▶ **PROBLEM**:
Without the pictures, return all of the material exactly as written.

START

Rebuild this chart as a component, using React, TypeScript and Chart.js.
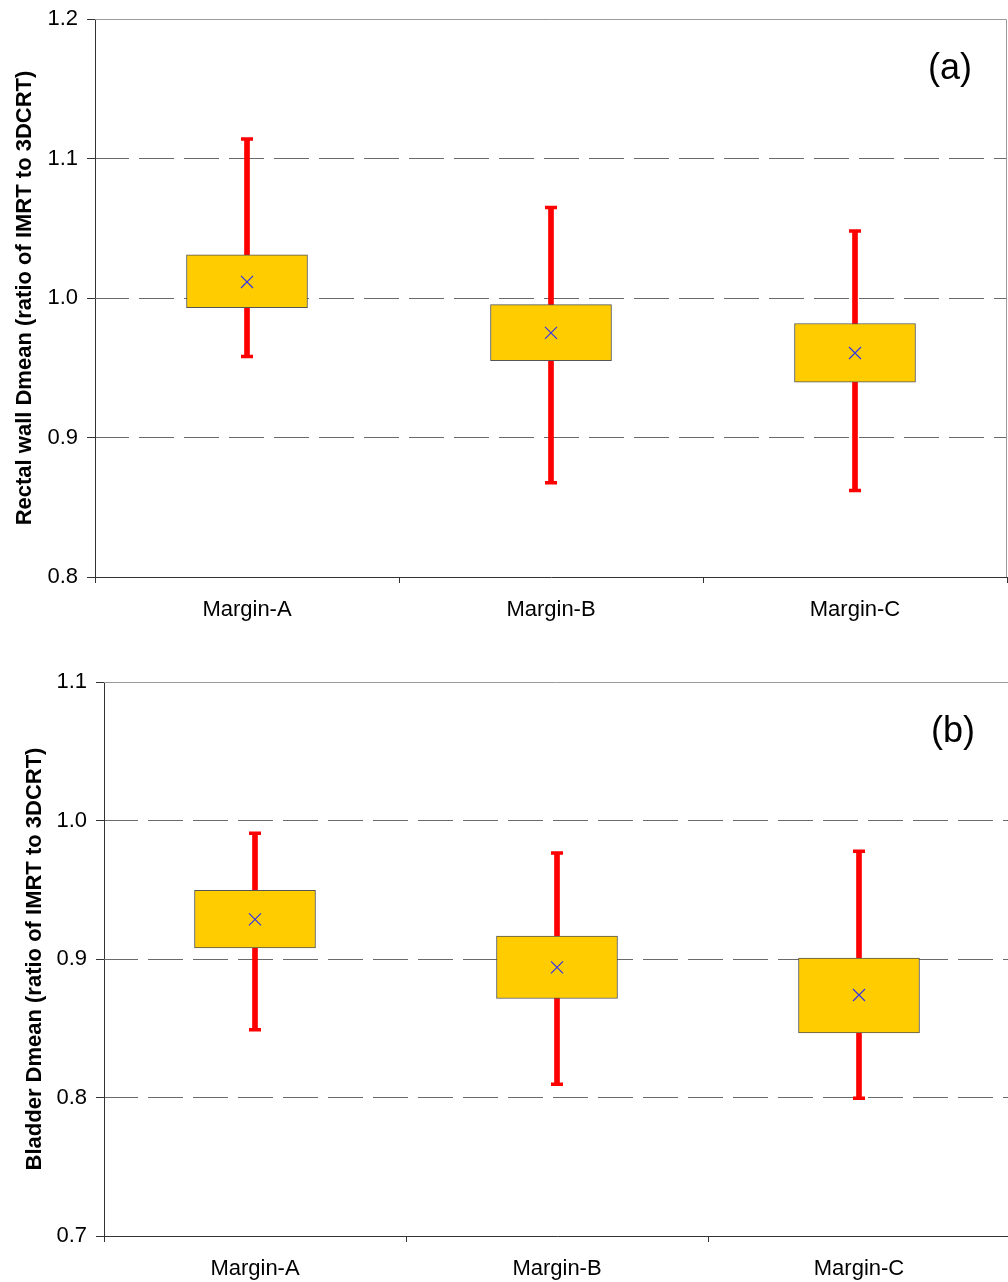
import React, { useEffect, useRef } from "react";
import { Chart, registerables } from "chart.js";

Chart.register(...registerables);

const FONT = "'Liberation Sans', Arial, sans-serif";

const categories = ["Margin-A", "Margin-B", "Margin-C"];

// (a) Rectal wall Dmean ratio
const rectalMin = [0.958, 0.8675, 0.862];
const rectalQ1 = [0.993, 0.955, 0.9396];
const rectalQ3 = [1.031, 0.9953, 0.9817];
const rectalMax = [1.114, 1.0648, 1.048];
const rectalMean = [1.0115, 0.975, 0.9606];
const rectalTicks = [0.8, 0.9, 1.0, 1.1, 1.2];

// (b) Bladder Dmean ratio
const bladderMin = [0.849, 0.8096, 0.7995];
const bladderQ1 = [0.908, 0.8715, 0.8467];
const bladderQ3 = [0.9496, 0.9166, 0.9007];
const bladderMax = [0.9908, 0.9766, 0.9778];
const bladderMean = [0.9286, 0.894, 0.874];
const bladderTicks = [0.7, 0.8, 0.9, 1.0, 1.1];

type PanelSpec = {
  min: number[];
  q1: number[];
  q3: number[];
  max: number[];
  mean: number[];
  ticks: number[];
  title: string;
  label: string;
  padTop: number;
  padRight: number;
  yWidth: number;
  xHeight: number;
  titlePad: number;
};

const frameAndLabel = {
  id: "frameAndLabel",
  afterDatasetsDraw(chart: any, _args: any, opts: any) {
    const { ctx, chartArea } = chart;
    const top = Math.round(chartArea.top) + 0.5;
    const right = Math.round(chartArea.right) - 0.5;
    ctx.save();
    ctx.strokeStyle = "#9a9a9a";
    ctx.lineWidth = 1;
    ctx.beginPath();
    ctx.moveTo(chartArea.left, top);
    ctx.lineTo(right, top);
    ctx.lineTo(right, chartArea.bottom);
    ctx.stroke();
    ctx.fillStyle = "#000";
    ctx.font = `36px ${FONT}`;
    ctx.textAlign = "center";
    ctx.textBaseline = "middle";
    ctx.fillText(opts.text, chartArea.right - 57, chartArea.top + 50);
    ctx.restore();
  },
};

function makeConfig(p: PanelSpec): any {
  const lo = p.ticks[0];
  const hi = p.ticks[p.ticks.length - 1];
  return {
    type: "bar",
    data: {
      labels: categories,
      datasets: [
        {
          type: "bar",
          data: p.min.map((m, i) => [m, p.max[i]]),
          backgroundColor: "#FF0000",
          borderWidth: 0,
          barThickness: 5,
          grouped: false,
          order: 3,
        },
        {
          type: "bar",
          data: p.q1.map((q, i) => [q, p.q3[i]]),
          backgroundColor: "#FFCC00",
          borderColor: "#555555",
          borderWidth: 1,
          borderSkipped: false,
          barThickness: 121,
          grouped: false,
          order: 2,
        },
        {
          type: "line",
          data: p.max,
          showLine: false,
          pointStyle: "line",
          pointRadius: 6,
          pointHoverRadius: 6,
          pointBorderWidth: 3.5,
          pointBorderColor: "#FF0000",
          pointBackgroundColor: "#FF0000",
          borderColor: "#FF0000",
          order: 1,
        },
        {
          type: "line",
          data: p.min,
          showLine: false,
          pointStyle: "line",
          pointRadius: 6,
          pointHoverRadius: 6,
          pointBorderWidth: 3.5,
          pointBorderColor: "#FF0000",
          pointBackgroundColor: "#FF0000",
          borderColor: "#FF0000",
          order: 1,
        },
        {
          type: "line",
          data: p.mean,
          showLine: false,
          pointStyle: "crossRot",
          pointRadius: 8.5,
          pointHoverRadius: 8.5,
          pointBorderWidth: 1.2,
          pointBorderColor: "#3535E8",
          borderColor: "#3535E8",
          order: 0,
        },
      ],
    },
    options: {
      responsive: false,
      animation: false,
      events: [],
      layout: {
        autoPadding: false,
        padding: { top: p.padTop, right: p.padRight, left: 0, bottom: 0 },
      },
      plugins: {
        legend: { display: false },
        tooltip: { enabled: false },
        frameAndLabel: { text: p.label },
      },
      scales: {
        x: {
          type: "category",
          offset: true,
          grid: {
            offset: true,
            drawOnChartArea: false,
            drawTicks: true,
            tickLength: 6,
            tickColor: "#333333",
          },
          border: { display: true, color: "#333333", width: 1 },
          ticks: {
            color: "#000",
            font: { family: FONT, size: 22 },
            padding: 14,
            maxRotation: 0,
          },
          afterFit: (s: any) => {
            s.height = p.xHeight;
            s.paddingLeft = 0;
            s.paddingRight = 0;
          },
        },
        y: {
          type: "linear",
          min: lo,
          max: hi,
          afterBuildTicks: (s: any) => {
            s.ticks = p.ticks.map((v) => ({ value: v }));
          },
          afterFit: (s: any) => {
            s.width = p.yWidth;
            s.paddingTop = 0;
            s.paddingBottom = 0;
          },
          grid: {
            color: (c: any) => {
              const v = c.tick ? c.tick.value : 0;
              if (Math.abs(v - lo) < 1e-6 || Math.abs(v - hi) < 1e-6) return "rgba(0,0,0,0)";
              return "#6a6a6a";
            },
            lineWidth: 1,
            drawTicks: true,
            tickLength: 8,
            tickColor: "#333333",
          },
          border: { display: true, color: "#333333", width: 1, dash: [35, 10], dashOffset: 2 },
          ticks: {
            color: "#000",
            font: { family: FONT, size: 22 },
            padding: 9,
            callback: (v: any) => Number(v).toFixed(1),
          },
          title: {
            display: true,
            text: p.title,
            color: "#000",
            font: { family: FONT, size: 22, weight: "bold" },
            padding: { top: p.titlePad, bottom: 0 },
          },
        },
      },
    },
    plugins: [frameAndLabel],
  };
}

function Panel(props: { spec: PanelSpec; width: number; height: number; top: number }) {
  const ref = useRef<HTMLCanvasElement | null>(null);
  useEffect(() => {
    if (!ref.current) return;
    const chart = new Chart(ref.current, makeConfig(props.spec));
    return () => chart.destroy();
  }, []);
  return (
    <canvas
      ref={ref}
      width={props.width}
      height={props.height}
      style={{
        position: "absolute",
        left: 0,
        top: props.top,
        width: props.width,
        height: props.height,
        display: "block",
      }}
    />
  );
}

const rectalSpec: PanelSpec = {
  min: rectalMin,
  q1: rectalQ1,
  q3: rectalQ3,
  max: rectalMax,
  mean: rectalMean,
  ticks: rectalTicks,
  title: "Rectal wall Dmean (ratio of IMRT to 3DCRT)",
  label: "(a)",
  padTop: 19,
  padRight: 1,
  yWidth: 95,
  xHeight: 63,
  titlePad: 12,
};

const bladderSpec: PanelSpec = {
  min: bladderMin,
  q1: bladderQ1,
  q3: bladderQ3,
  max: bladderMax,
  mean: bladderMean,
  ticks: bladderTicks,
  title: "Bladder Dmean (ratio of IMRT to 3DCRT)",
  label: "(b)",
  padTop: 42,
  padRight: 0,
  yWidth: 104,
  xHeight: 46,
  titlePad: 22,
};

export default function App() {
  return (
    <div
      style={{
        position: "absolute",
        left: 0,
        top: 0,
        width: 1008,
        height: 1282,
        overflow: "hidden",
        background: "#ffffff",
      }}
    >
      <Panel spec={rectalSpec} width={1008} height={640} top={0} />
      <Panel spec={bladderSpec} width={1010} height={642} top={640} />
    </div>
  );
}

END

▶ **WRITTEN RESPONSE**:
Rebuild this chart as a component, using React, TypeScript and Chart.js.
import React, { useEffect, useRef } from "react";
import { Chart, registerables } from "chart.js";

Chart.register(...registerables);

const FONT = "'Liberation Sans', Arial, sans-serif";

const categories = ["Margin-A", "Margin-B", "Margin-C"];

// (a) Rectal wall Dmean ratio
const rectalMin = [0.958, 0.8675, 0.862];
const rectalQ1 = [0.993, 0.955, 0.9396];
const rectalQ3 = [1.031, 0.9953, 0.9817];
const rectalMax = [1.114, 1.0648, 1.048];
const rectalMean = [1.0115, 0.975, 0.9606];
const rectalTicks = [0.8, 0.9, 1.0, 1.1, 1.2];

// (b) Bladder Dmean ratio
const bladderMin = [0.849, 0.8096, 0.7995];
const bladderQ1 = [0.908, 0.8715, 0.8467];
const bladderQ3 = [0.9496, 0.9166, 0.9007];
const bladderMax = [0.9908, 0.9766, 0.9778];
const bladderMean = [0.9286, 0.894, 0.874];
const bladderTicks = [0.7, 0.8, 0.9, 1.0, 1.1];

type PanelSpec = {
  min: number[];
  q1: number[];
  q3: number[];
  max: number[];
  mean: number[];
  ticks: number[];
  title: string;
  label: string;
  padTop: number;
  padRight: number;
  yWidth: number;
  xHeight: number;
  titlePad: number;
};

const frameAndLabel = {
  id: "frameAndLabel",
  afterDatasetsDraw(chart: any, _args: any, opts: any) {
    const { ctx, chartArea } = chart;
    const top = Math.round(chartArea.top) + 0.5;
    const right = Math.round(chartArea.right) - 0.5;
    ctx.save();
    ctx.strokeStyle = "#9a9a9a";
    ctx.lineWidth = 1;
    ctx.beginPath();
    ctx.moveTo(chartArea.left, top);
    ctx.lineTo(right, top);
    ctx.lineTo(right, chartArea.bottom);
    ctx.stroke();
    ctx.fillStyle = "#000";
    ctx.font = `36px ${FONT}`;
    ctx.textAlign = "center";
    ctx.textBaseline = "middle";
    ctx.fillText(opts.text, chartArea.right - 57, chartArea.top + 50);
    ctx.restore();
  },
};

function makeConfig(p: PanelSpec): any {
  const lo = p.ticks[0];
  const hi = p.ticks[p.ticks.length - 1];
  return {
    type: "bar",
    data: {
      labels: categories,
      datasets: [
        {
          type: "bar",
          data: p.min.map((m, i) => [m, p.max[i]]),
          backgroundColor: "#FF0000",
          borderWidth: 0,
          barThickness: 5,
          grouped: false,
          order: 3,
        },
        {
          type: "bar",
          data: p.q1.map((q, i) => [q, p.q3[i]]),
          backgroundColor: "#FFCC00",
          borderColor: "#555555",
          borderWidth: 1,
          borderSkipped: false,
          barThickness: 121,
          grouped: false,
          order: 2,
        },
        {
          type: "line",
          data: p.max,
          showLine: false,
          pointStyle: "line",
          pointRadius: 6,
          pointHoverRadius: 6,
          pointBorderWidth: 3.5,
          pointBorderColor: "#FF0000",
          pointBackgroundColor: "#FF0000",
          borderColor: "#FF0000",
          order: 1,
        },
        {
          type: "line",
          data: p.min,
          showLine: false,
          pointStyle: "line",
          pointRadius: 6,
          pointHoverRadius: 6,
          pointBorderWidth: 3.5,
          pointBorderColor: "#FF0000",
          pointBackgroundColor: "#FF0000",
          borderColor: "#FF0000",
          order: 1,
        },
        {
          type: "line",
          data: p.mean,
          showLine: false,
          pointStyle: "crossRot",
          pointRadius: 8.5,
          pointHoverRadius: 8.5,
          pointBorderWidth: 1.2,
          pointBorderColor: "#3535E8",
          borderColor: "#3535E8",
          order: 0,
        },
      ],
    },
    options: {
      responsive: false,
      animation: false,
      events: [],
      layout: {
        autoPadding: false,
        padding: { top: p.padTop, right: p.padRight, left: 0, bottom: 0 },
      },
      plugins: {
        legend: { display: false },
        tooltip: { enabled: false },
        frameAndLabel: { text: p.label },
      },
      scales: {
        x: {
          type: "category",
          offset: true,
          grid: {
            offset: true,
            drawOnChartArea: false,
            drawTicks: true,
            tickLength: 6,
            tickColor: "#333333",
          },
          border: { display: true, color: "#333333", width: 1 },
          ticks: {
            color: "#000",
            font: { family: FONT, size: 22 },
            padding: 14,
            maxRotation: 0,
          },
          afterFit: (s: any) => {
            s.height = p.xHeight;
            s.paddingLeft = 0;
            s.paddingRight = 0;
          },
        },
        y: {
          type: "linear",
          min: lo,
          max: hi,
          afterBuildTicks: (s: any) => {
            s.ticks = p.ticks.map((v) => ({ value: v }));
          },
          afterFit: (s: any) => {
            s.width = p.yWidth;
            s.paddingTop = 0;
            s.paddingBottom = 0;
          },
          grid: {
            color: (c: any) => {
              const v = c.tick ? c.tick.value : 0;
              if (Math.abs(v - lo) < 1e-6 || Math.abs(v - hi) < 1e-6) return "rgba(0,0,0,0)";
              return "#6a6a6a";
            },
            lineWidth: 1,
            drawTicks: true,
            tickLength: 8,
            tickColor: "#333333",
          },
          border: { display: true, color: "#333333", width: 1, dash: [35, 10], dashOffset: 2 },
          ticks: {
            color: "#000",
            font: { family: FONT, size: 22 },
            padding: 9,
            callback: (v: any) => Number(v).toFixed(1),
          },
          title: {
            display: true,
            text: p.title,
            color: "#000",
            font: { family: FONT, size: 22, weight: "bold" },
            padding: { top: p.titlePad, bottom: 0 },
          },
        },
      },
    },
    plugins: [frameAndLabel],
  };
}

function Panel(props: { spec: PanelSpec; width: number; height: number; top: number }) {
  const ref = useRef<HTMLCanvasElement | null>(null);
  useEffect(() => {
    if (!ref.current) return;
    const chart = new Chart(ref.current, makeConfig(props.spec));
    return () => chart.destroy();
  }, []);
  return (
    <canvas
      ref={ref}
      width={props.width}
      height={props.height}
      style={{
        position: "absolute",
        left: 0,
        top: props.top,
        width: props.width,
        height: props.height,
        display: "block",
      }}
    />
  );
}

const rectalSpec: PanelSpec = {
  min: rectalMin,
  q1: rectalQ1,
  q3: rectalQ3,
  max: rectalMax,
  mean: rectalMean,
  ticks: rectalTicks,
  title: "Rectal wall Dmean (ratio of IMRT to 3DCRT)",
  label: "(a)",
  padTop: 19,
  padRight: 1,
  yWidth: 95,
  xHeight: 63,
  titlePad: 12,
};

const bladderSpec: PanelSpec = {
  min: bladderMin,
  q1: bladderQ1,
  q3: bladderQ3,
  max: bladderMax,
  mean: bladderMean,
  ticks: bladderTicks,
  title: "Bladder Dmean (ratio of IMRT to 3DCRT)",
  label: "(b)",
  padTop: 42,
  padRight: 0,
  yWidth: 104,
  xHeight: 46,
  titlePad: 22,
};

export default function App() {
  return (
    <div
      style={{
        position: "absolute",
        left: 0,
        top: 0,
        width: 1008,
        height: 1282,
        overflow: "hidden",
        background: "#ffffff",
      }}
    >
      <Panel spec={rectalSpec} width={1008} height={640} top={0} />
      <Panel spec={bladderSpec} width={1010} height={642} top={640} />
    </div>
  );
}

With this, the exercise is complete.